*AVAILABLE DATA*.
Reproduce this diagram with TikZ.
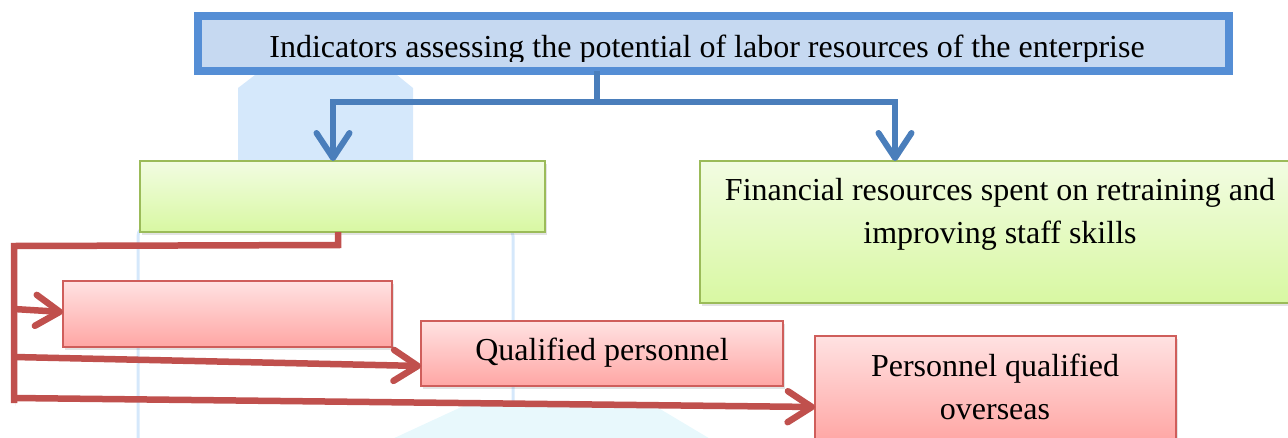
\documentclass[tikz,border=0pt]{standalone}
\usepackage{fontspec}
\setmainfont{Liberation Serif}
\usetikzlibrary{arrows.meta,shadows,calc}

\definecolor{titlefill}{HTML}{C6D9F1}
\definecolor{titleline}{HTML}{558ED5}
\definecolor{bluelink}{HTML}{4A7EBB}
\definecolor{greentop}{HTML}{F2FCE2}
\definecolor{greenbot}{HTML}{D8F8A2}
\definecolor{greenline}{HTML}{9BBB59}
\definecolor{redtop}{HTML}{FFE2E2}
\definecolor{redbot}{HTML}{FFA6A4}
\definecolor{redline}{HTML}{CF5E5B}
\definecolor{redlink}{HTML}{C0504D}
\definecolor{ghost}{HTML}{D5E8FB}
\definecolor{ghostcyan}{HTML}{E8F8FC}

\begin{document}
\begin{tikzpicture}[x=1pt,y=-1pt,
  every node/.style={inner sep=0pt,outer sep=0pt},
  label/.style={font=\fontsize{32}{43}\selectfont,anchor=base},
  softshadow/.style={drop shadow={opacity=0.22,shadow xshift=2pt,shadow yshift=-3pt}},
  titlebox/.style={draw=titleline,line width=8pt,fill=titlefill},
  greenbox/.style={draw=greenline,line width=2pt,top color=greentop,bottom color=greenbot,softshadow},
  redbox/.style={draw=redline,line width=2pt,top color=redtop,bottom color=redbot,softshadow},
  linkshadow/.style={preaction={draw=black,opacity=0.12,transform canvas={xshift=1.5pt,yshift=-2.5pt}}},
  bluearrow/.style={draw=bluelink,line width=6pt,linkshadow,-{Straight Barb[length=25pt,width=33pt,round]}},
  blueline/.style={draw=bluelink,line width=6pt,linkshadow},
  redarrow/.style={draw=redlink,line width=6.5pt,linkshadow,-{Straight Barb[length=24pt,width=31pt,round]}},
  redline/.style={draw=redlink,line width=6.5pt,linkshadow,line join=miter}
]
\useasboundingbox (0,0) rectangle (1288,437);
\clip (0,0) rectangle (1288,437);

% faint watermark shape behind the chart
\fill[ghost] (238,88) -- (255,75) -- (397,75) -- (413,88) -- (413,165) -- (238,165) -- cycle;
\draw[ghost,line width=3pt,rounded corners=10pt] (138,450) -- (138,226) -- (513,226) -- (513,450);
\fill[ghostcyan] (390,440) -- (470,403) -- (650,403) -- (712,440) -- cycle;

% boxes
\node[titlebox,minimum width=1031pt,minimum height=55pt] (title) at (713.5,43.5) {};
\node[greenbox,anchor=north west,minimum width=405pt,minimum height=71pt] (green1) at (140,161) {};
\node[greenbox,anchor=north west,minimum width=600pt,minimum height=142pt] (green2) at (700,161) {};
\node[redbox,anchor=north west,minimum width=329pt,minimum height=66pt] (redA) at (63,281) {};
\node[redbox,anchor=north west,minimum width=362pt,minimum height=65pt] (redB) at (421,321) {};
\node[redbox,anchor=north west,minimum width=361pt,minimum height=106pt] (redC) at (815,336) {};

% texts (the title line is cut off at its bottom)
\begin{scope}
  \clip (198,20) rectangle (1229,61);
  \node[label] (titletext) at (707,57) {Indicators assessing the potential of labor resources of the enterprise};
\end{scope}
\node[label] (green2a) at (1000,200) {Financial resources spent on retraining and};
\node[label] (green2b) at (1000,243) {improving staff skills};
\node[label] (redBtext) at (602,360) {Qualified personnel};
\node[label] (redCa) at (995,376) {Personnel qualified};
\node[label] (redCb) at (995,419) {overseas};

% blue connectors from the title
\coordinate (split) at (597,102);
\draw[blueline] (title.south -| split) -- (split);
\draw[bluearrow] (split) -| ($(green1.north west)+(193,0)$);
\draw[bluearrow] (split) -| ($(green2.north west)+(195,0)$);

% red connectors from the first green box
\coordinate (spine) at (14,246);
\coordinate (spineend) at (14,403);
\draw[redline] ($(green1.south west)+(198,0)$) -- ++(0,13) -- (spine) -- (spineend);
\draw[redarrow] (14,309) -- ($(redA.west)+(0,-2)$);
\draw[redarrow] (14,357) -- ($(redB.south west)+(0,-20)$);
\draw[redarrow] (14,398) -- ($(redC.north west)+(0,71)$);
\end{tikzpicture}
\end{document}
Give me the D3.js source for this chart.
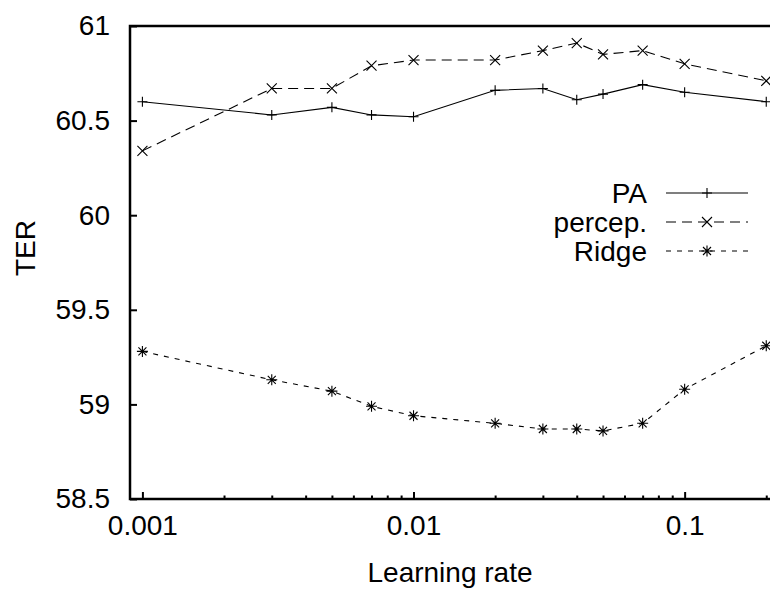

*WHAT YOU ARE ASKED TO DO*.
Gather up the lines containing the word "this" from these records and copy them.

*EXERCISE RESULT*.
Reproduce this diagram with TikZ.
Give me the D3.js source for this chart.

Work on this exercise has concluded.